The 54-year-old gas pipe that blew up in San Bruno killing at least seven also happens to run through residential areas of northern Mountain View.
Known as Line 132, the 54-year-old pipeline runs down the Peninsula from San Francisco along the Interstate 280-Junipero Serra Boulevard corridor but snakes into populated areas in Palo Alto and Mountain View on its way southward.
The line has not been replaced since its installation, PG&E spokeswoman Katie Romans said Friday.
Romans said the 30-inch steel pipeline was installed in 1956. The entire 51.5-mile gas line runs from Milpitas along California State Route 237 and Interstate 880 and ends in San Francisco at 23rd Avenue and Illinois Street, she said.

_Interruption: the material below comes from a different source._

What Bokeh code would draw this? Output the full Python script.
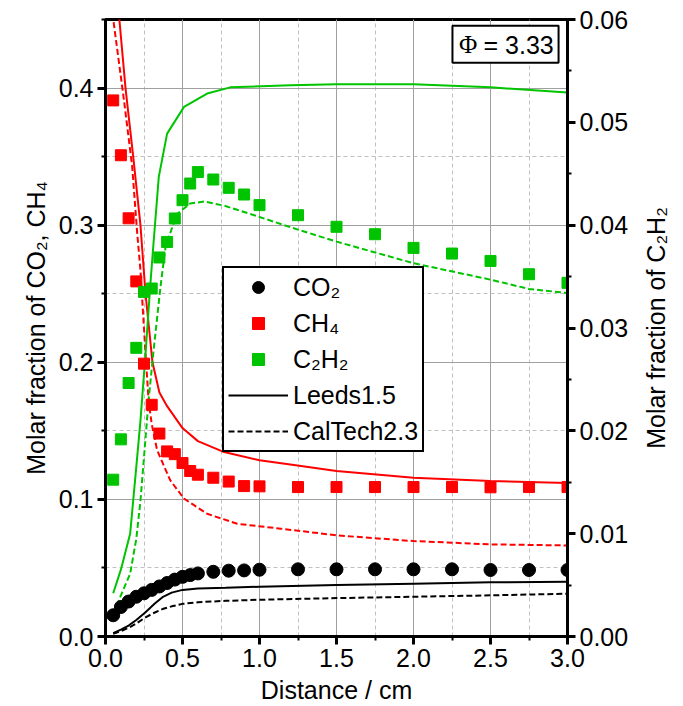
import math
from bokeh.plotting import figure
from bokeh.models import (Range1d, LinearAxis, SingleIntervalTicker, NumeralTickFormatter,
                          Legend, LegendItem, Label, BoxAnnotation)
from bokeh.embed import file_html
from bokeh.resources import INLINE

# ---------------- data ----------------
x_meas = [0.05, 0.1, 0.15, 0.2, 0.25, 0.3, 0.35, 0.4, 0.45, 0.5, 0.55, 0.6, 0.7, 0.8, 0.9, 1.0,
          1.25, 1.5, 1.75, 2.0, 2.25, 2.5, 2.75, 3.0]
co2_meas = [0.0155, 0.0215, 0.0255, 0.029, 0.0315, 0.034, 0.0365, 0.039, 0.0415, 0.0435, 0.0448,
            0.046, 0.0472, 0.048, 0.0482, 0.0487, 0.049, 0.049, 0.049, 0.049, 0.049, 0.0485,
            0.0485, 0.0485]
ch4_meas = [0.391, 0.351, 0.305, 0.259, 0.199, 0.169, 0.148, 0.135, 0.133, 0.1265, 0.1207, 0.118,
            0.1158, 0.113, 0.1097, 0.1095, 0.109, 0.109, 0.109, 0.109, 0.109, 0.1088, 0.109, 0.109]
c2h2_meas = [0.01525, 0.01917, 0.02465, 0.02807, 0.03351, 0.03384, 0.03686, 0.03837, 0.04065,
             0.04243, 0.04405, 0.04516, 0.04444, 0.04363, 0.04298, 0.04195, 0.04097, 0.03984,
             0.03912, 0.03779, 0.03724, 0.03652, 0.03523, 0.03439]

# Leeds1.5 model (solid)
x_ch4_leeds = [0.0, 0.05, 0.09, 0.13, 0.18, 0.227, 0.26, 0.305, 0.35, 0.4, 0.5, 0.6, 0.77, 1.0,
               1.2, 1.5, 2.0, 2.5, 3.0]
ch4_leeds = [0.58, 0.51, 0.45, 0.40, 0.35, 0.30, 0.25, 0.20, 0.178, 0.168, 0.152, 0.1425, 0.1345,
             0.1285, 0.1255, 0.1207, 0.1158, 0.1134, 0.1119]
x_co2_model = [0.05, 0.1, 0.15, 0.2, 0.26, 0.32, 0.37, 0.43, 0.5, 0.6, 0.78, 1.0, 1.5, 2.0, 2.5, 3.0]
co2_leeds = [0.0025, 0.005, 0.008, 0.012, 0.0177, 0.024, 0.0287, 0.032, 0.034, 0.035, 0.0355,
             0.0363, 0.0375, 0.0385, 0.0395, 0.040]
x_c2h2_leeds = [0.05, 0.1, 0.16, 0.2, 0.227, 0.26, 0.29, 0.31, 0.346, 0.4, 0.51, 0.66, 0.81, 1.2,
                1.5, 2.0, 2.5, 3.0]
c2h2_leeds = [0.0042, 0.0065, 0.010, 0.0165, 0.0210, 0.0275, 0.034, 0.0379, 0.0447, 0.0489,
              0.0515, 0.0528, 0.0534, 0.0536, 0.0537, 0.0537, 0.0534, 0.0529]

# CalTech2.3 model (dashed)
x_ch4_caltech = [0.0, 0.054, 0.12, 0.173, 0.206, 0.227, 0.26, 0.28, 0.3, 0.335, 0.42, 0.51, 0.66,
                 0.855, 1.14, 1.51, 2.0, 2.5, 3.0]
ch4_caltech = [0.52, 0.447, 0.391, 0.343, 0.294, 0.267, 0.206, 0.172, 0.155, 0.136, 0.114, 0.1005,
               0.0895, 0.0822, 0.0786, 0.0737, 0.0696, 0.0672, 0.0664]
co2_caltech = [0.002, 0.004, 0.0063, 0.0095, 0.014, 0.0175, 0.020, 0.022, 0.0238, 0.025, 0.026,
               0.0268, 0.028, 0.029, 0.030, 0.0312]
x_c2h2_caltech = [0.05, 0.1, 0.16, 0.2, 0.227, 0.28, 0.31, 0.357, 0.39, 0.41, 0.465, 0.55, 0.64,
                  0.77, 1.0, 1.2, 1.5, 2.0, 2.5, 2.75, 3.0]
c2h2_caltech = [0.0022, 0.004, 0.0061, 0.0095, 0.0132, 0.023, 0.0275, 0.034, 0.0379, 0.0388,
                0.0411, 0.0421, 0.0423, 0.0419, 0.0408, 0.0398, 0.0384, 0.0363, 0.0347, 0.0338,
                0.0334]

series_labels = ["CO\u2082", "CH\u2084", "C\u2082H\u2082", "Leeds1.5", "CalTech2.3"]
phi_text = ["\u03a6", "= 3.33"]
right_axis_title = "Molar fraction of C\u2082H\u2082"

# ---------------- style ----------------
FONT = "Liberation Sans"
FS = "25px"
RED = "#ff0000"
GREEN = "#00c400"
BLACK = "#000000"
DASH = "6 3"

p = figure(width=683, height=706, output_backend="svg", toolbar_location=None,
           x_range=Range1d(0, 3.0), y_range=Range1d(0, 0.45),
           min_border_left=105, min_border_right=116, min_border_top=19, min_border_bottom=70)
p.extra_y_ranges = {"c2h2": Range1d(0, 0.06)}
p.background_fill_color = "white"
p.border_fill_color = "white"
p.outline_line_color = "black"
p.outline_line_width = 3

right = LinearAxis(y_range_name="c2h2")
p.add_layout(right, "right")

p.xaxis.ticker = SingleIntervalTicker(interval=0.5, num_minor_ticks=2)
p.yaxis[0].ticker = SingleIntervalTicker(interval=0.1, num_minor_ticks=2)
right.ticker = SingleIntervalTicker(interval=0.01, num_minor_ticks=2)
p.xaxis.formatter = NumeralTickFormatter(format="0.0")
p.yaxis[0].formatter = NumeralTickFormatter(format="0.0")
right.formatter = NumeralTickFormatter(format="0.00")

p.xaxis.axis_label = "Distance / cm"
p.yaxis[0].axis_label = "Molar fraction of CO\u2082, CH\u2084"

for ax in [p.xaxis[0], p.yaxis[0], right]:
    ax.axis_line_width = 3
    ax.axis_line_color = "black"
    ax.major_tick_line_width = 3
    ax.minor_tick_line_width = 2
    ax.major_tick_out = 8
    ax.major_tick_in = 0
    ax.minor_tick_out = 4
    ax.minor_tick_in = 0
    ax.major_label_text_font = FONT
    ax.major_label_text_font_size = FS
    ax.major_label_text_color = "black"
    ax.axis_label_text_font = FONT
    ax.axis_label_text_font_size = FS
    ax.axis_label_text_font_style = "normal"
    ax.axis_label_text_color = "black"
    ax.major_label_standoff = 4
    ax.axis_label_standoff = 6

p.xgrid.grid_line_color = "#a0a0a0"
p.ygrid.grid_line_color = "#a0a0a0"
p.xgrid.minor_grid_line_color = "#c0c0c0"
p.ygrid.minor_grid_line_color = "#c0c0c0"
p.xgrid.minor_grid_line_dash = "4 3"
p.ygrid.minor_grid_line_dash = "4 3"

# ---------------- model lines ----------------
p.line(x_ch4_leeds, ch4_leeds, line_color=RED, line_width=2)
p.line(x_ch4_caltech, ch4_caltech, line_color=RED, line_width=2, line_dash=DASH)
r_leeds = p.line(x_co2_model, co2_leeds, line_color=BLACK, line_width=2)
r_caltech = p.line(x_co2_model, co2_caltech, line_color=BLACK, line_width=2, line_dash=DASH)
p.line(x_c2h2_leeds, c2h2_leeds, line_color=GREEN, line_width=2, y_range_name="c2h2")
p.line(x_c2h2_caltech, c2h2_caltech, line_color=GREEN, line_width=2, line_dash=DASH,
       y_range_name="c2h2")

# ---------------- measurements ----------------
r_co2 = p.scatter(x_meas, co2_meas, marker="circle", size=13, fill_color=BLACK, line_color=BLACK)
r_ch4 = p.scatter(x_meas, ch4_meas, marker="square", size=11, fill_color=RED, line_color=RED)
r_c2h2 = p.scatter(x_meas, c2h2_meas, marker="square", size=11, fill_color=GREEN, line_color=GREEN,
                   y_range_name="c2h2")

legend = Legend(items=[
    LegendItem(label=series_labels[0], renderers=[r_co2]),
    LegendItem(label=series_labels[1], renderers=[r_ch4]),
    LegendItem(label=series_labels[2], renderers=[r_c2h2]),
    LegendItem(label=series_labels[3], renderers=[r_leeds]),
    LegendItem(label=series_labels[4], renderers=[r_caltech]),
], location=(117, 184))
legend.label_text_font = FONT
legend.label_text_font_size = FS
legend.label_text_color = "black"
legend.glyph_width = 60
legend.glyph_height = 30
legend.label_height = 30
legend.spacing = 6
legend.padding = 4
legend.margin = 0
legend.label_standoff = 5
legend.border_line_color = "black"
legend.border_line_alpha = 1.0
legend.border_line_width = 2
legend.background_fill_alpha = 1.0
p.add_layout(legend, "center")

# ---------------- right axis title (reads bottom-to-top), placed in the right panel ----------------
p.add_layout(Label(x=3.575, y=0.225, text=right_axis_title, angle=math.pi / 2,
                   text_font=FONT, text_font_size=FS, text_align="center",
                   text_baseline="middle", text_color="black"), "right")

# ---------------- Phi annotation ----------------
box = BoxAnnotation(left=2.253, right=2.942, top=0.4455, bottom=0.4185,
                    fill_color="white", fill_alpha=1.0, line_color="black", line_width=2,
                    line_alpha=1.0)
p.add_layout(box)
p.add_layout(Label(x=2.295, y=0.4315, text=phi_text[0], text_font="Liberation Serif",
                   text_font_size=FS, text_baseline="middle", text_color="black"))
p.add_layout(Label(x=2.455, y=0.4315, text=phi_text[1], text_font=FONT,
                   text_font_size=FS, text_baseline="middle", text_color="black"))

open("out.html", "w").write(file_html(p, INLINE))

A 31.9-mile segment of Line 132 has been identified as needing retrofitting as part of PG&E's In-Line Inspection major capital-improvements projects for 2012, according to a PG&E report. It was not immediately clear if the Palo Alto and Mountain View segments are included in the 31.9 miles.
Line 132 is one of 10 aging pipelines scheduled for a retrofit, none of which currently can be inspected using the latest technology, called "smart pigging." Pigging is an industry term referring to the process by which a data-gathering instrument travels within a pipeline to accurately assess steel-pipe wall thickness and look for weakened metal due to corrosion and damage, according to a PG&E report.
Two other gas-transmission lines also run through Palo Alto, Menlo Park and Mountain View: Line 101 and Line 109, Romans said.
Line 109 is also located in the Highway 280-Junipero Serra corridor, and Line 101 runs near the U.S. Highway 101, according to a California Department of Conservation map.
The lines change diameter along the route, with a maximum of 30 inches, she said. She declined to give exact locations of lines 101 or 109, citing security concerns.
In Palo Alto, Line 132 runs along Page Mill Road and Oregon Expressway. It turns south on Alma Street, goes left onto El Carmelo Avenue, jogs south onto Waverley Street, then goes eastward on Loma Verde Avenue. It proceeds south on Cowper Street and heads east on Ashton Avenue, then continues south along Middlefield Road through Mountain View.
The last corrosion check on the pipeline was done in November 2009 and the last routine gas-leak surveys, which are above ground, were done on March 2010, she said.
Residents who live on the north side of Ashton in Midtown, in whose back yards PG&E Line 132 is buried, said PG&E and City of Palo Alto Utilities workers showed up as early as last Saturday (Sept. 11), two days after the San Bruno explosion, to inspect the pipeline.
A PG&E inspector used a machine to search for gas leaks in Cindy Campbell's yard but found none, she said. She asked if she could buy a similar detection machine, but the worker said they cost about as much as a small car. City utilities workers also stopped by on Wednesday, she said.
She said the pipe diameter is 24 inches along Ashton.
Residents expressed varying degrees of concern about the risk of a gas explosion in their neighborhood.
"It's a thing not likely to happen. I'm not that concerned. It hasn't been a problem before," said Jane Volpe, a Realtor, adding that both the city and PG&E had also visited her property.
But neighbor Judith Dvorak said she feels uneasy. There are a number of homes that are built too close to the PG&E gas-transfer line, she said.
When she and her husband planned to remodel their house in 1990, extending it into the back yard, they were told by PG&E that their remodel would not work due to the home's proposed proximity to the pipeline, she said. So the Dvoraks changed their plans.
But other neighbors have since rebuilt their homes nearer to the pipes, she said.
"I feel very uneasy especially because of the houses that are too close to the line," Dvorak said. "It's a sore point for us."
Another resident, who asked not to be identified, said that nothing has changed for her because of the San Bruno incident.
"What can I do? It's always been there," she said, referring to the pipeline.
But Campbell wants to use the San Bruno incident as a springboard for ensuring her neighborhood is safe. At an upcoming Ashton block party, Campbell plans on handing out the utilities department's "Gas Pipeline Safety Awareness" brochures and opening up a discussion with her neighbors about the topic.